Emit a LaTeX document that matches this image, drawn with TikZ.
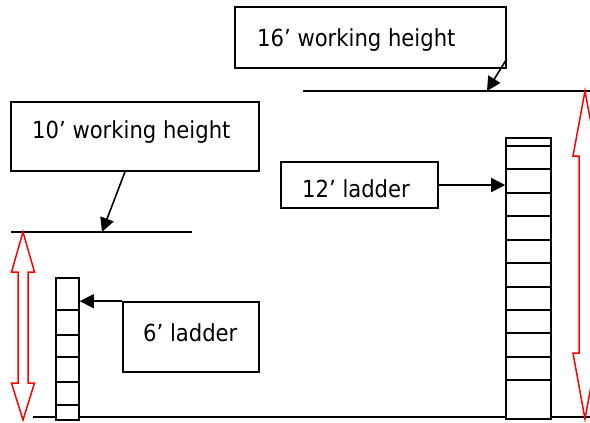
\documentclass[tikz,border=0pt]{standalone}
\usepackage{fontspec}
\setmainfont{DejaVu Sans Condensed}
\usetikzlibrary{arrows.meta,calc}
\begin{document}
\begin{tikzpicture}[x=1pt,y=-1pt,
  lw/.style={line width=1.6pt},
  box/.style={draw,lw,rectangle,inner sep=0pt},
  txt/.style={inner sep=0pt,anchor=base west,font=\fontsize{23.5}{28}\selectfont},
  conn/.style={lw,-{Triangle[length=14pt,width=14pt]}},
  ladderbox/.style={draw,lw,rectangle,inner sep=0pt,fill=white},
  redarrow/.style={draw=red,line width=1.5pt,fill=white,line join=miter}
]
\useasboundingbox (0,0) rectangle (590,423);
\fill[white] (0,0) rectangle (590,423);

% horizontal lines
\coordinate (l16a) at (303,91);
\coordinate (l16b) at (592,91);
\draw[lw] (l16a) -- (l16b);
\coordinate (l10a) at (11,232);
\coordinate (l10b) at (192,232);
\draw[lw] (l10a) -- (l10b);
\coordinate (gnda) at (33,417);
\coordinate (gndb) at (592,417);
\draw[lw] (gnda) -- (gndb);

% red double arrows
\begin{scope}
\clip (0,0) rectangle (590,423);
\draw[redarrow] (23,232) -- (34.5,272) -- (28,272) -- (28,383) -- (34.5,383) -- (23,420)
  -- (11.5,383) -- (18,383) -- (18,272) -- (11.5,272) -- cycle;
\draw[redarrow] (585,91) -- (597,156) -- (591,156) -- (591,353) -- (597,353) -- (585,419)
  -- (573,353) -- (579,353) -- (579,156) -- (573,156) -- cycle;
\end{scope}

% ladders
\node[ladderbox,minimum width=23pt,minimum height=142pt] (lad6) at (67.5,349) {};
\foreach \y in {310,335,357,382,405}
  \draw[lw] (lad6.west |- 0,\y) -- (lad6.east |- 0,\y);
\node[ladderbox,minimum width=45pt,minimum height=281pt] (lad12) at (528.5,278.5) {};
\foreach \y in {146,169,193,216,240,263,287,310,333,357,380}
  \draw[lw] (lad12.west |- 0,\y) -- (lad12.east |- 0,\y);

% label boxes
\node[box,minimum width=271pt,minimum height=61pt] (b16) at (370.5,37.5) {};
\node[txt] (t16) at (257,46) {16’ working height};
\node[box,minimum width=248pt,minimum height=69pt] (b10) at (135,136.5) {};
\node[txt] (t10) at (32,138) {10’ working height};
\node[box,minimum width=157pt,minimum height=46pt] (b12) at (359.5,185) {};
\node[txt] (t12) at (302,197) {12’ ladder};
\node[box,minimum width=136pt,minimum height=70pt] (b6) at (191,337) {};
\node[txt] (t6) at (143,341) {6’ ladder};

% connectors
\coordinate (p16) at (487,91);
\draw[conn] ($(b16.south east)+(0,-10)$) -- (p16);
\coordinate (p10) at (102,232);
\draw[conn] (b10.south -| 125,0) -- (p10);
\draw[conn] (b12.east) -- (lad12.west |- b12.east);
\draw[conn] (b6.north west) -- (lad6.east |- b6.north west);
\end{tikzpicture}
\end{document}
....................
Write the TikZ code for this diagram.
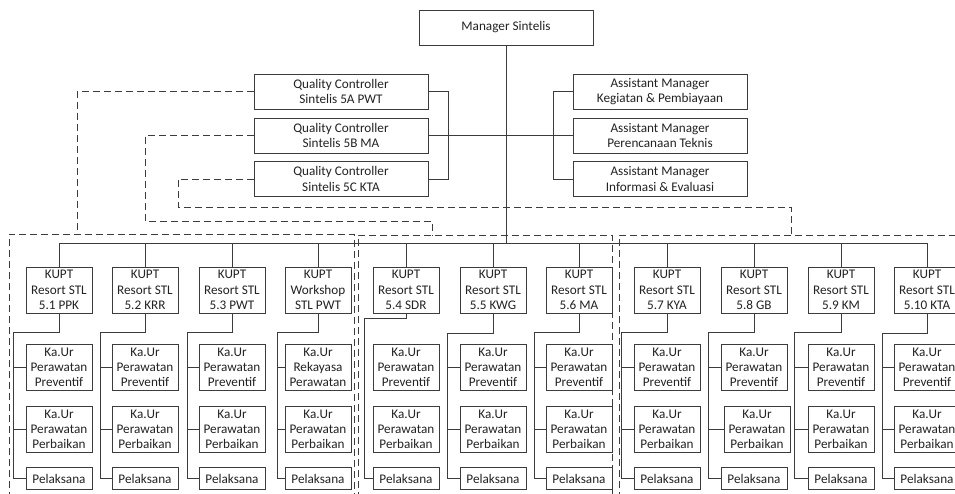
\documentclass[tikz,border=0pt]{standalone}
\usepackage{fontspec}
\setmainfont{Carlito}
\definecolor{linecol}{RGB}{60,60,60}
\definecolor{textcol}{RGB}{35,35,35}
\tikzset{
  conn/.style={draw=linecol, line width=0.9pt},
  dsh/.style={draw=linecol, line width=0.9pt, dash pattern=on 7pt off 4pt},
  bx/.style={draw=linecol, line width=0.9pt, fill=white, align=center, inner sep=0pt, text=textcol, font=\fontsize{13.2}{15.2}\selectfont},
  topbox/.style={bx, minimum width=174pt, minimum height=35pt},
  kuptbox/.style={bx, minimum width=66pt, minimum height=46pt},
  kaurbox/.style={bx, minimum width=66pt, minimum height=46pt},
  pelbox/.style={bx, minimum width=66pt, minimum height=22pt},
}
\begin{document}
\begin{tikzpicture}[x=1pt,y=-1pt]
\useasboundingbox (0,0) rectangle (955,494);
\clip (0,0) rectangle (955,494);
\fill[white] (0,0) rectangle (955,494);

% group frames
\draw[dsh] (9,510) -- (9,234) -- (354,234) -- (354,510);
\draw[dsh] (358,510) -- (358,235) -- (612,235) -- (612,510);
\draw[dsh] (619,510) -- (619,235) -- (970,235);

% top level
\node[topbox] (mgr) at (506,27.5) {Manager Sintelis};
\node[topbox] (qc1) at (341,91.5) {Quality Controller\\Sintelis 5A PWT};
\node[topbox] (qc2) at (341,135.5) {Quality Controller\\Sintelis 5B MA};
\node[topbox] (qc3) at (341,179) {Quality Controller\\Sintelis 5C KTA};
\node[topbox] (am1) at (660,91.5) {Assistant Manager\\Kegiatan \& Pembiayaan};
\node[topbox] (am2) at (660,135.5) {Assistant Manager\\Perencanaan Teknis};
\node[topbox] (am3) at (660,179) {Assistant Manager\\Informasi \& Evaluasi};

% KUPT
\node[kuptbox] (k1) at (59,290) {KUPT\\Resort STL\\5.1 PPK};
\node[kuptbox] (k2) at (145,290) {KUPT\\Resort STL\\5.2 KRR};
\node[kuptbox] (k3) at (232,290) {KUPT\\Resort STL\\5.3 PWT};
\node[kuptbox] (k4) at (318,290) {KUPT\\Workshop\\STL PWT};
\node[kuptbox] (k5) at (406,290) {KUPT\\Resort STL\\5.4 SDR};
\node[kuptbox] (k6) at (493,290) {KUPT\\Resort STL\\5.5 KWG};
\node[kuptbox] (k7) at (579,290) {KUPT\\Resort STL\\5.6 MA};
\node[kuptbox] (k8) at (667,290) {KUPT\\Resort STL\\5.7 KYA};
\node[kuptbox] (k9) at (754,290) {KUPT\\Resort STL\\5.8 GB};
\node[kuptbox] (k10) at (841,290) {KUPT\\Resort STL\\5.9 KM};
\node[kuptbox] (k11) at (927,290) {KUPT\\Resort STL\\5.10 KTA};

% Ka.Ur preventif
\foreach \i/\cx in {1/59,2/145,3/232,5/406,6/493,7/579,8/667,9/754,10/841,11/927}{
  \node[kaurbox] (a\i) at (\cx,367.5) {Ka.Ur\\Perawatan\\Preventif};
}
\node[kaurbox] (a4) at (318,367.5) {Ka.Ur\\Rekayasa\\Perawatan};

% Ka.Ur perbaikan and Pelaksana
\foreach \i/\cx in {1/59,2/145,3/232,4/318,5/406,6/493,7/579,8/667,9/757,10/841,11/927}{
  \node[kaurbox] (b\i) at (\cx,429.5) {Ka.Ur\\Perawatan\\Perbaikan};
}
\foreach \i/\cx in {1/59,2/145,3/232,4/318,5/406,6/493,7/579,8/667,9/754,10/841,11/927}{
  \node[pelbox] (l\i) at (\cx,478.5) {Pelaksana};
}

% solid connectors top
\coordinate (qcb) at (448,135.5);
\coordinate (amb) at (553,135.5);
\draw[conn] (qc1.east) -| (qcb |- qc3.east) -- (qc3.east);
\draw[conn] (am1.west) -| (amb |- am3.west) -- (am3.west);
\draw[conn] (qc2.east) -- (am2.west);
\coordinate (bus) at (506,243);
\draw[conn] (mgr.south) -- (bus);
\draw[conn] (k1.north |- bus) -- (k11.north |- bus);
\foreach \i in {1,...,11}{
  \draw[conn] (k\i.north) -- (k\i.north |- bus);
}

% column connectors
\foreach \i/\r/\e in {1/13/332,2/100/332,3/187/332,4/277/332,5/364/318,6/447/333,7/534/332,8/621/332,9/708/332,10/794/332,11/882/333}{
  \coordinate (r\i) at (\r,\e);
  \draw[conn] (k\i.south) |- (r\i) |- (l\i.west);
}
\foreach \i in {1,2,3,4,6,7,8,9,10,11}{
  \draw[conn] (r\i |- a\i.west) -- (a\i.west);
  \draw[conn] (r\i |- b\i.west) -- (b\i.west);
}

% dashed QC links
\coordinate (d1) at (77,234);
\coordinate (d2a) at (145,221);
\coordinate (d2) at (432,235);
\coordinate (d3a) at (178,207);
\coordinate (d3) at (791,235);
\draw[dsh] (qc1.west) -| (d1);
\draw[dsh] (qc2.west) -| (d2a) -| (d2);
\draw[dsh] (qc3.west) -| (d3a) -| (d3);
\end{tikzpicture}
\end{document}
....................
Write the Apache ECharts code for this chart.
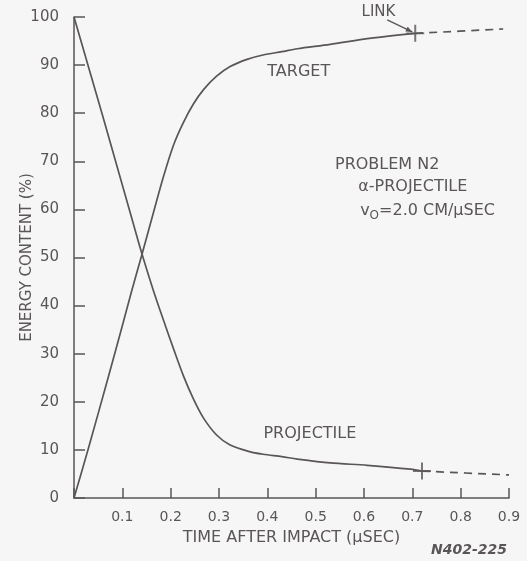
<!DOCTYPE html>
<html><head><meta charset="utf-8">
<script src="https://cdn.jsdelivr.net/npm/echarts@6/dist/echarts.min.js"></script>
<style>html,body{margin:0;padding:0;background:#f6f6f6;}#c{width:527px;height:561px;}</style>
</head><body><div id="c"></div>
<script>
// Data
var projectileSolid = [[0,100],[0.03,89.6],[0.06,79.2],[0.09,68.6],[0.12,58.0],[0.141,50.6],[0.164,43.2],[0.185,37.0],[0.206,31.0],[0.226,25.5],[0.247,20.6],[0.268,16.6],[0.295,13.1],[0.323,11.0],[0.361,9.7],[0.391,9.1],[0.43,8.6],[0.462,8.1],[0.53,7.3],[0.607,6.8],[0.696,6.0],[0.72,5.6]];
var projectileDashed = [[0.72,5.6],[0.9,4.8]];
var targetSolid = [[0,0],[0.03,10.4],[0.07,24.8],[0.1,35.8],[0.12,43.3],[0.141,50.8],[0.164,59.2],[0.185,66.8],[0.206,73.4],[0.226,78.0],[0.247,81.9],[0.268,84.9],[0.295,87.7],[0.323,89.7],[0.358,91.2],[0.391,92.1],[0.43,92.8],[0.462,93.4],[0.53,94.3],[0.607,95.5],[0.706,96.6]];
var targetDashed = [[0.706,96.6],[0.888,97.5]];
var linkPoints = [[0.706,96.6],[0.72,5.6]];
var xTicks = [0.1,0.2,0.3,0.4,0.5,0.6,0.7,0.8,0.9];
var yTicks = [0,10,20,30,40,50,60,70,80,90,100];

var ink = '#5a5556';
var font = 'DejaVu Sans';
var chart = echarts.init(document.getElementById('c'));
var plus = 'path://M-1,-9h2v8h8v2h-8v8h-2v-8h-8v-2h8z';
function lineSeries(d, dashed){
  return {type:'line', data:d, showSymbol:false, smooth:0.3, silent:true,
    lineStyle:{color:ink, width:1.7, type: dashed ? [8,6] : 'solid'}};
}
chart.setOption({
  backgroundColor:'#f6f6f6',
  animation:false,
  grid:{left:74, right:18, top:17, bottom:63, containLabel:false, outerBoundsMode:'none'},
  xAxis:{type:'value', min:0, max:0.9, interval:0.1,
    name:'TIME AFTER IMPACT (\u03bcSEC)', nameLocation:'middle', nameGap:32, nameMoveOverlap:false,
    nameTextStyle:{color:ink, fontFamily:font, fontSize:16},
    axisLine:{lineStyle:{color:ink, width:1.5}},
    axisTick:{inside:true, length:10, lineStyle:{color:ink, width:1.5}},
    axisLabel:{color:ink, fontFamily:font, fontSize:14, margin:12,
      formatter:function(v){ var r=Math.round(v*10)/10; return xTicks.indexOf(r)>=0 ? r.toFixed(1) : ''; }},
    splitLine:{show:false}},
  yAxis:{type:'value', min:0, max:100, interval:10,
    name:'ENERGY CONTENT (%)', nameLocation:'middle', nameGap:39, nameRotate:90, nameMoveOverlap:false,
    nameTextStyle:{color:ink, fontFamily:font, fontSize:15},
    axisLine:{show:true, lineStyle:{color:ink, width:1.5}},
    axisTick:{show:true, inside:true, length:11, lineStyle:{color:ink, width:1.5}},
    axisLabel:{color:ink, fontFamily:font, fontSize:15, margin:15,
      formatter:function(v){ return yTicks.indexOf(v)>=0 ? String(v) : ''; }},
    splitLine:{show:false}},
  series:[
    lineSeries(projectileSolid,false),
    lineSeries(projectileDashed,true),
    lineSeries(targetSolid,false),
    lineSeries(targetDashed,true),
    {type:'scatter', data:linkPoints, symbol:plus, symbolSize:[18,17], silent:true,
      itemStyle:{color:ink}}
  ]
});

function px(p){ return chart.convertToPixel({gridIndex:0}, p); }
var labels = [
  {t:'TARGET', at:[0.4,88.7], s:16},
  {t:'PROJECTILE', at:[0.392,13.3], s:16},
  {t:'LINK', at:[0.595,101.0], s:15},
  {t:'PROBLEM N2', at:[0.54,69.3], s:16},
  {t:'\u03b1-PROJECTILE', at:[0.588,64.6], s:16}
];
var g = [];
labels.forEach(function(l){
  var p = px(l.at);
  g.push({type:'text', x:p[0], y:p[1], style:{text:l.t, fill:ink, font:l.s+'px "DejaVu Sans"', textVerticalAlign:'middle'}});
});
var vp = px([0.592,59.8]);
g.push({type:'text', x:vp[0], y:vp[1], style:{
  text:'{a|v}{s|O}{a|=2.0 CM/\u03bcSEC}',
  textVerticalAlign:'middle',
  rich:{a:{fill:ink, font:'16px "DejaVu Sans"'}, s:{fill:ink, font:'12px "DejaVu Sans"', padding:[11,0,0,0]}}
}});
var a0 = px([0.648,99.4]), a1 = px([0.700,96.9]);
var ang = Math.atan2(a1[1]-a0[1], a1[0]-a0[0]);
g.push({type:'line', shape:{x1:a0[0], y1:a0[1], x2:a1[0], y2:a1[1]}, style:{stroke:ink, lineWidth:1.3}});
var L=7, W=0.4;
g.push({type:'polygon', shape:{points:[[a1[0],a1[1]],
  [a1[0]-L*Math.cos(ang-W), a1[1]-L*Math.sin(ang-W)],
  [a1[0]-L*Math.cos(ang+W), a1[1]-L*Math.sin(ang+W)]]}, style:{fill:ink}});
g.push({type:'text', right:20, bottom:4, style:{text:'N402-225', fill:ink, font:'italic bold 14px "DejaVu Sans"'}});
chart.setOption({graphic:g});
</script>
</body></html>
....................
**What needs to be done:** Only the lines from "Emit a LaTeX" through "(gnda) -- (gndb);" should appear in your output, copied exactly with both end lines, and with no pictures.

**Answer in full:**
Emit a LaTeX document that matches this image, drawn with TikZ.
\documentclass[tikz,border=0pt]{standalone}
\usepackage{fontspec}
\setmainfont{DejaVu Sans Condensed}
\usetikzlibrary{arrows.meta,calc}
\begin{document}
\begin{tikzpicture}[x=1pt,y=-1pt,
  lw/.style={line width=1.6pt},
  box/.style={draw,lw,rectangle,inner sep=0pt},
  txt/.style={inner sep=0pt,anchor=base west,font=\fontsize{23.5}{28}\selectfont},
  conn/.style={lw,-{Triangle[length=14pt,width=14pt]}},
  ladderbox/.style={draw,lw,rectangle,inner sep=0pt,fill=white},
  redarrow/.style={draw=red,line width=1.5pt,fill=white,line join=miter}
]
\useasboundingbox (0,0) rectangle (590,423);
\fill[white] (0,0) rectangle (590,423);

% horizontal lines
\coordinate (l16a) at (303,91);
\coordinate (l16b) at (592,91);
\draw[lw] (l16a) -- (l16b);
\coordinate (l10a) at (11,232);
\coordinate (l10b) at (192,232);
\draw[lw] (l10a) -- (l10b);
\coordinate (gnda) at (33,417);
\coordinate (gndb) at (592,417);
\draw[lw] (gnda) -- (gndb);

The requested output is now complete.